The agency estimates that the population has recovered significantly, to about 200,000 bats at 75 roosts.
When the species flirted with extinction nearly three decades ago, human disturbance to the plants they feed on – agave, saguaro and organ pipe cactus – was largely blamed for the nocturnal mammal’s dwindling population.
“There were things that were affecting their forage – cattle grazing and fire and tequila harvesting,” Richardson said.
Conservation efforts such as the Manderscheids’ and modifications by tequila producers in Mexico to how they grow agave have gone a long way toward the species’ recovery, he said.
A 2015 lawsuit against Fish and Wildlife from the New Mexico Cattle Growers’ Association and other industry groups gave impetus to delisting of the species. Putting the bat on the endangered list restricted some aspects of cattle grazing, and ranchers for years had sought in and out of court to have the status of the bats reclassified – something Fish and Wildlife recommended in 2007 but did not propose until this year.

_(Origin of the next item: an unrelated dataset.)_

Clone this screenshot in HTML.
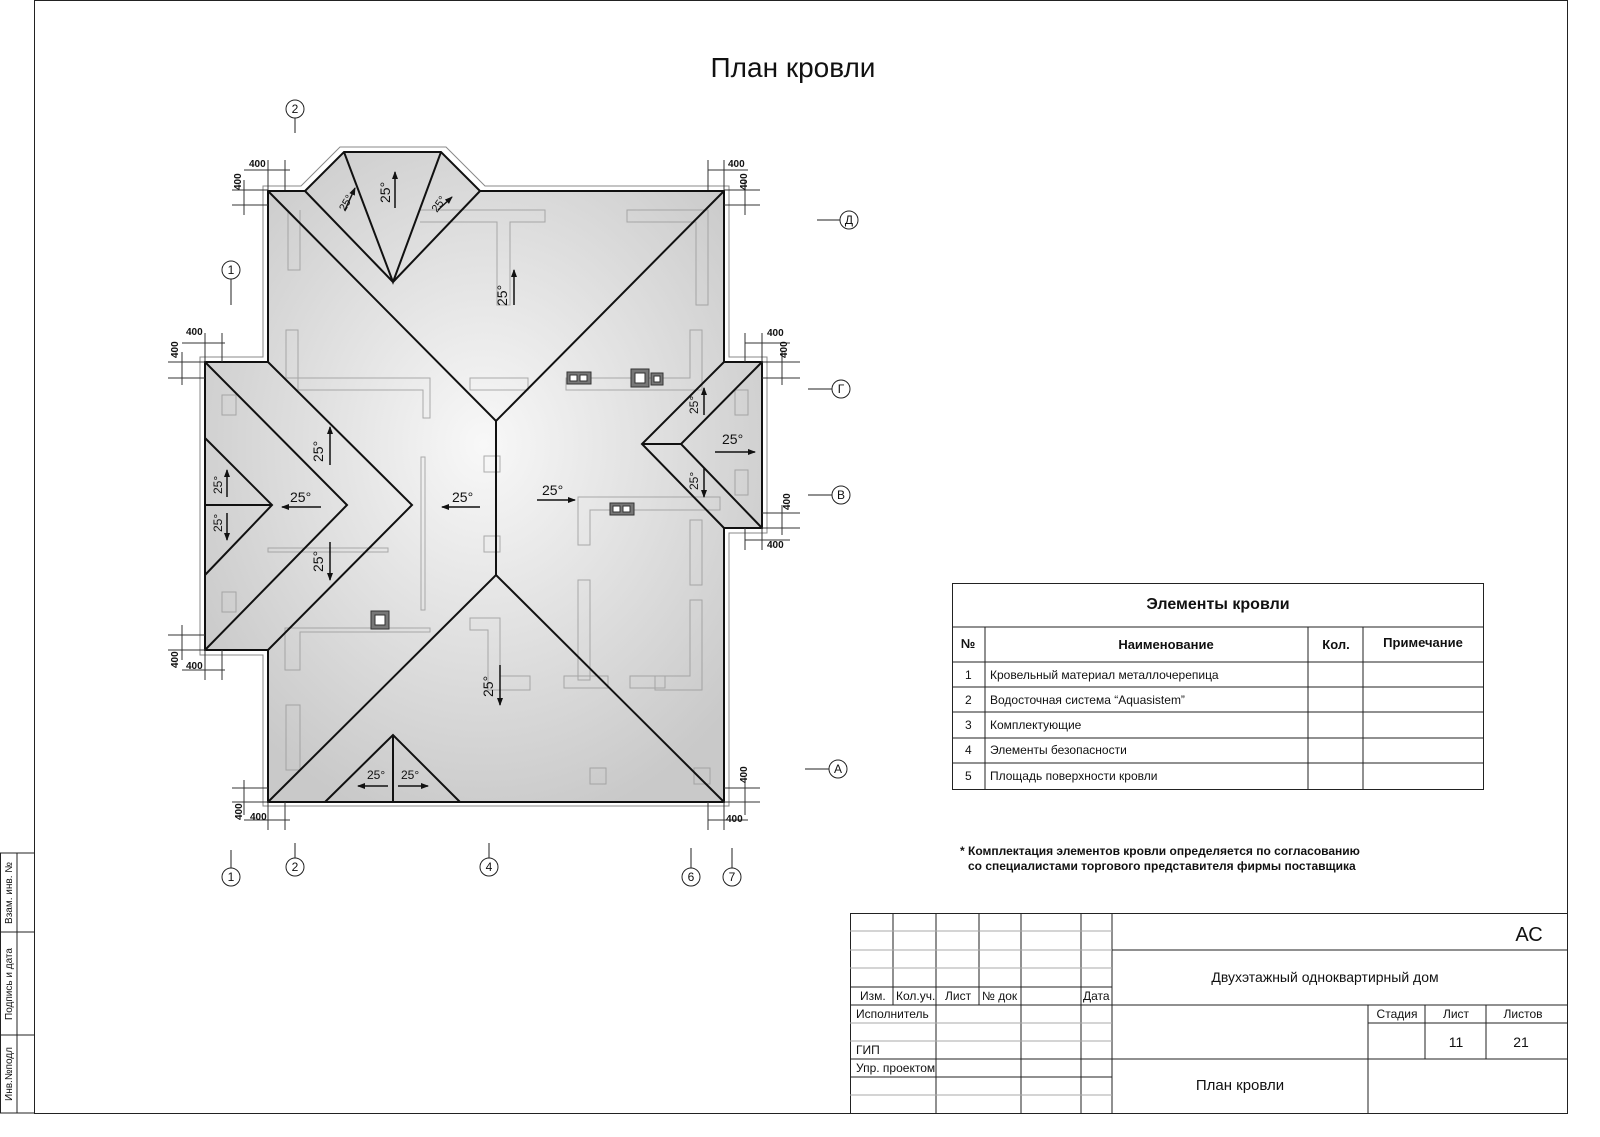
<!DOCTYPE html>
<html><head><meta charset="utf-8"><style>
html,body{margin:0;padding:0;background:#fff}
svg{display:block}
text{font-family:"Liberation Sans",sans-serif;fill:#111}
</style></head><body>
<svg width="1600" height="1137" viewBox="0 0 1600 1137" xmlns="http://www.w3.org/2000/svg">
<defs>
<radialGradient id="g" cx="0.5" cy="0.45" r="0.6">
<stop offset="0" stop-color="#f8f8f8"/><stop offset="1" stop-color="#c9c9c9"/>
</radialGradient>
<marker id="ar" markerWidth="8" markerHeight="8" refX="7" refY="4" orient="auto" markerUnits="userSpaceOnUse"><path d="M0,1 L8,4 L0,7 Z" fill="#111"/></marker>
</defs>
<!-- frame -->
<rect x="34.5" y="0.5" width="1533" height="1113" fill="none" stroke="#222" stroke-width="1"/>
<g stroke="#222" fill="none">
<path d="M0.5 853 V1113 H34 M0 853 H34 M0 932 H34 M0 1035 H34 M17 853 V1113"/>
</g>
<text transform="translate(12,893) rotate(-90)" font-size="10" text-anchor="middle">Взам. инв. №</text>
<text transform="translate(12,984) rotate(-90)" font-size="10" text-anchor="middle">Подпись и дата</text>
<text transform="translate(12,1074) rotate(-90)" font-size="10" text-anchor="middle">Инв.№подл</text>

<text x="793" y="77" font-size="28" text-anchor="middle">План  кровли</text>

<!-- roof -->
<g stroke="#888" stroke-width="1" fill="#fff">
<path d="M263 186 H301 L340 147 H446 L485 186 H729 V357 H767 V533 H729 V806 H263 V655 H200 V357 H263 Z"/>
</g>
<path d="M268 191 H305 L344 152 H441 L480 191 H724 V362 H762 V528 H724 V802 H268 V650 H205 V362 H268 Z" fill="url(#g)" stroke="#333" stroke-width="1.5"/>
<!-- faint interior walls -->
<g stroke="#999" stroke-width="1" fill="none" opacity="0.8">
<path d="M288 210 V270 H300 V210 M420 210 H545 V222 H510 V305 H497 V222 H420"/>
<path d="M627 210 H708 V305 H696 V222 H627 Z"/>
<path d="M286 330 V378 H430 V418 H423 V390 H298 V330 Z"/>
<path d="M470 378 H528 V390 H470 Z M566 378 H690 V330 H702 V390 H566 Z"/>
<path d="M578 497 H720 V510 H590 V545 H578 Z M690 520 H702 V585 H690 Z"/>
<path d="M268 548 H388 V552 H268 Z M425 457 V610 H421 V457 Z"/>
<path d="M285 628 H430 V632 H300 V670 H285 Z M470 618 H500 V690 H488 V630 H470 Z"/>
<path d="M500 676 H530 V690 H500 Z M564 676 H608 V688 H564 Z M630 676 H665 V688 H630 Z"/>
<path d="M578 580 V680 H590 V580 Z M690 600 H702 V690 H655 V676 H690 Z"/>
<path d="M286 705 V770 H300 V705 Z M590 768 H606 V784 H590 Z M694 768 H710 V784 H694 Z"/>
<path d="M484 456 H500 V472 H484 Z M484 536 H500 V552 H484 Z"/>
<path d="M222 395 V415 H236 V395 Z M222 592 V612 H236 V592 Z M735 390 V415 H748 V390 Z M735 470 V495 H748 V470 Z"/>
</g>
<!-- ridges / hips -->
<g stroke="#111" stroke-width="2" fill="none" stroke-linejoin="miter">
<path d="M268 191 L496 421 L724 191 M496 421 V575 M268 802 L496 575 L724 802"/>
<path d="M305 191 L393 282 L480 191 M344 152 L393 282 L441 152"/>
<path d="M205 362 L347 505 L205 650 M268 362 L412 505 L268 650 M205 438 L272 505 L205 575 M205 505 H272"/>
<path d="M724 362 L642 444 L724 528 M762 362 L681 444 L762 528 M642 444 H681"/>
<path d="M325 802 L393 735 L460 802 M393 735 V802"/>
<path d="M268 191 H305 L344 152 H441 L480 191 H724 V362 H762 V528 H724 V802 H268 V650 H205 V362 H268 Z"/>
</g>
<!-- chimneys -->
<g stroke="#333" fill="#777">
<rect x="567" y="372" width="24" height="12"/><rect x="631" y="369" width="18" height="18"/><rect x="651" y="373" width="12" height="12"/>
<rect x="610" y="503" width="24" height="12"/><rect x="371" y="611" width="18" height="18"/>
</g>
<g fill="#fff" stroke="#333"><rect x="570" y="375" width="7" height="6"/><rect x="580" y="375" width="7" height="6"/><rect x="635" y="373" width="10" height="10"/><rect x="654" y="376" width="6" height="6"/><rect x="613" y="506" width="7" height="6"/><rect x="623" y="506" width="7" height="6"/><rect x="375" y="615" width="10" height="10"/></g>

<!-- slope arrows -->
<g stroke="#111" stroke-width="1.5" marker-end="url(#ar)">
<line x1="395" y1="208" x2="395" y2="172"/><line x1="345" y1="210" x2="355" y2="188"/><line x1="438" y1="210" x2="452" y2="197"/>
<line x1="514" y1="305" x2="514" y2="270"/>
<line x1="330" y1="465" x2="330" y2="427"/><line x1="330" y1="542" x2="330" y2="580"/>
<line x1="321" y1="507" x2="282" y2="507"/><line x1="480" y1="507" x2="442" y2="507"/>
<line x1="537" y1="500" x2="575" y2="500"/>
<line x1="227" y1="497" x2="227" y2="470"/><line x1="227" y1="513" x2="227" y2="540"/>
<line x1="500" y1="665" x2="500" y2="705"/>
<line x1="704" y1="415" x2="704" y2="388"/><line x1="704" y1="468" x2="704" y2="497"/>
<line x1="715" y1="452" x2="755" y2="452"/>
<line x1="388" y1="786" x2="358" y2="786"/><line x1="398" y1="786" x2="428" y2="786"/>
</g>
<g font-size="14">
<text transform="translate(390,203) rotate(-90)">25°</text>
<text transform="translate(345,212) rotate(-60)" font-size="11">25°</text>
<text transform="translate(437,213) rotate(-55)" font-size="11">25°</text>
<text transform="translate(507,306) rotate(-90)">25°</text>
<text transform="translate(323,462) rotate(-90)">25°</text>
<text transform="translate(323,572) rotate(-90)">25°</text>
<text x="290" y="502">25°</text><text x="452" y="502">25°</text><text x="542" y="495">25°</text>
<text transform="translate(222,494) rotate(-90)" font-size="12">25°</text>
<text transform="translate(222,532) rotate(-90)" font-size="12">25°</text>
<text transform="translate(493,697) rotate(-90)">25°</text>
<text transform="translate(698,414) rotate(-90)" font-size="12">25°</text>
<text transform="translate(698,490) rotate(-90)" font-size="12">25°</text>
<text x="722" y="444">25°</text>
<text x="367" y="779" font-size="12">25°</text><text x="401" y="779" font-size="12">25°</text>
</g>

<!-- dimension 400 -->
<g stroke="#333" stroke-width="1" fill="none">
<path d="M244 170 H290 M268 160 V190 M285 160 V190 M232 190 H268 M232 205 H268 M244 180 V215"/>
<path d="M708 170 H748 M708 160 V190 M724 160 V190 M724 190 H760 M724 205 H760 M745 180 V215"/>
<path d="M182 343 H225 M205 333 V362 M222 333 V362 M168 362 H205 M168 378 H205 M182 352 V385"/>
<path d="M745 343 H790 M762 333 V362 M745 333 V362 M762 362 H800 M762 378 H800 M782 352 V385"/>
<path d="M182 670 H225 M205 650 V680 M222 650 V680 M168 635 H205 M168 650 H205 M182 625 V660"/>
<path d="M745 540 H790 M762 528 V550 M745 528 V550 M762 513 H800 M762 528 H800 M782 505 V535"/>
<path d="M244 820 H290 M268 802 V830 M285 802 V830 M232 788 H268 M232 802 H268 M244 780 V815"/>
<path d="M708 820 H748 M708 802 V830 M724 802 V830 M724 788 H760 M724 802 H760 M745 780 V815"/>
</g>
<g font-size="10" font-weight="bold">
<text x="249" y="167">400</text><text transform="translate(241,190) rotate(-90)">400</text>
<text x="728" y="167">400</text><text transform="translate(747,190) rotate(-90)">400</text>
<text x="186" y="335">400</text><text transform="translate(178,358) rotate(-90)">400</text>
<text x="767" y="336">400</text><text transform="translate(787,358) rotate(-90)">400</text>
<text x="186" y="669">400</text><text transform="translate(178,668) rotate(-90)">400</text>
<text x="767" y="548">400</text><text transform="translate(790,510) rotate(-90)">400</text>
<text x="250" y="820">400</text><text transform="translate(242,820) rotate(-90)">400</text>
<text x="726" y="822">400</text><text transform="translate(747,783) rotate(-90)">400</text>
</g>

<!-- grid bubbles -->
<g stroke="#222" fill="#fff" stroke-width="1">
<line x1="295" y1="118" x2="295" y2="133"/><circle cx="295" cy="109" r="9"/>
<line x1="231" y1="279" x2="231" y2="305"/><circle cx="231" cy="270" r="9"/>
<line x1="231" y1="850" x2="231" y2="868"/><circle cx="231" cy="877" r="9"/>
<line x1="295" y1="843" x2="295" y2="858"/><circle cx="295" cy="867" r="9"/>
<line x1="489" y1="843" x2="489" y2="858"/><circle cx="489" cy="867" r="9"/>
<line x1="691" y1="848" x2="691" y2="868"/><circle cx="691" cy="877" r="9"/>
<line x1="732" y1="848" x2="732" y2="868"/><circle cx="732" cy="877" r="9"/>
<line x1="817" y1="220" x2="840" y2="220"/><circle cx="849" cy="220" r="9"/>
<line x1="808" y1="389" x2="832" y2="389"/><circle cx="841" cy="389" r="9"/>
<line x1="808" y1="495" x2="832" y2="495"/><circle cx="841" cy="495" r="9"/>
<line x1="805" y1="769" x2="829" y2="769"/><circle cx="838" cy="769" r="9"/>
</g>
<g font-size="12" text-anchor="middle">
<text x="295" y="113">2</text><text x="231" y="274">1</text><text x="231" y="881">1</text><text x="295" y="871">2</text><text x="489" y="871">4</text><text x="691" y="881">6</text><text x="732" y="881">7</text><text x="849" y="224">Д</text><text x="841" y="393">Г</text><text x="841" y="499">В</text><text x="838" y="773">А</text>
</g>

<!-- table -->
<g stroke="#222" fill="none" stroke-width="1">
<rect x="952.5" y="583.5" width="531" height="206"/>
<path d="M952 627 H1484 M952 662 H1484 M952 687 H1484 M952 712 H1484 M952 738 H1484 M952 763 H1484"/>
<path d="M985 627 V789 M1308 627 V789 M1363 627 V789"/>
</g>
<text x="1218" y="609" font-size="16" font-weight="bold" text-anchor="middle">Элементы кровли</text>
<g font-size="13" font-weight="bold" text-anchor="middle">
<text x="968" y="648">№</text><text x="1166" y="649">Наименование</text><text x="1336" y="649">Кол.</text><text x="1423" y="647">Примечание</text>
</g>
<g font-size="12">
<text x="965" y="679">1</text><text x="990" y="679">Кровельный материал металлочерепица</text>
<text x="965" y="704">2</text><text x="990" y="704">Водосточная система “Aquasistem”</text>
<text x="965" y="729">3</text><text x="990" y="729">Комплектующие</text>
<text x="965" y="754">4</text><text x="990" y="754">Элементы безопасности</text>
<text x="965" y="780">5</text><text x="990" y="780">Площадь поверхности кровли</text>
</g>
<g font-size="12" font-weight="bold">
<text x="960" y="855">* Комплектация элементов кровли определяется  по согласованию</text>
<text x="968" y="870">со специалистами торгового представителя фирмы поставщика</text>
</g>

<!-- title block -->
<g stroke="#222" fill="none" stroke-width="1">
<path d="M850.5 913 V1113 M850 913.5 H1567"/>
<path d="M893 913 V1005 M936 913 V1113 M979 913 V1005 M1021 913 V1113 M1081 913 V1113 M1112 913 V1113"/>
<path d="M850 987 H1112 M850 1005 H1567 M850 1059 H1112 M850 1077 H1112"/>
<path d="M1112 950 H1567 M1112 1059 H1567 M1368 1005 V1113 M1425 1005 V1059 M1486 1005 V1059 M1368 1023 H1567"/>
</g>
<g stroke="#aaa" fill="none"><path d="M850 931 H1112 M850 950 H1112 M850 968 H1112 M850 1023 H1112 M850 1041 H1112 M850 1095 H1112"/></g>
<g font-size="12">
<text x="860" y="1000">Изм.</text><text x="896" y="1000">Кол.уч.</text><text x="945" y="1000">Лист</text><text x="982" y="1000">№ док</text><text x="1083" y="1000">Дата</text>
<text x="856" y="1018">Исполнитель</text><text x="856" y="1054">ГИП</text><text x="856" y="1072">Упр. проектом</text>
<text x="1397" y="1018" text-anchor="middle">Стадия</text><text x="1456" y="1018" text-anchor="middle">Лист</text><text x="1523" y="1018" text-anchor="middle">Листов</text>
</g>
<text x="1529" y="941" font-size="20" text-anchor="middle">АС</text>
<text x="1325" y="982" font-size="14" text-anchor="middle">Двухэтажный одноквартирный дом</text>
<text x="1456" y="1047" font-size="14" text-anchor="middle">11</text><text x="1521" y="1047" font-size="14" text-anchor="middle">21</text>
<text x="1240" y="1090" font-size="15" text-anchor="middle">План кровли</text>
</svg>
</body></html>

While a species’ delisting ends certain special protections under the Endangered Species Act, it also requires close monitoring for five years.
“We want to make sure we didn’t make the wrong decision,” Richardson said.
Tracking the Long-Nosed Bat
The Manderscheids’ hunt for their long-nosed seasonal visitors begins in the fall. Leaving south central Mexico in the spring, where the species is no longer endangered, the bats follow “nectar corridors” of blossoming plants to Southern Arizona.
The bats arrive in droves at the Manderscheids’ home on Tucson’s East Side by mid-September. They dive into four hummingbird feeders hanging from trees every night, until it’s time for their long-distance journey south in late October.
“We go through 10 to 12 pounds of sugar a week,” Gerry Manderscheid said.
The couple has fed and watched them closely to contribute written observations to a monitoring study involving several government entities and numerous volunteers.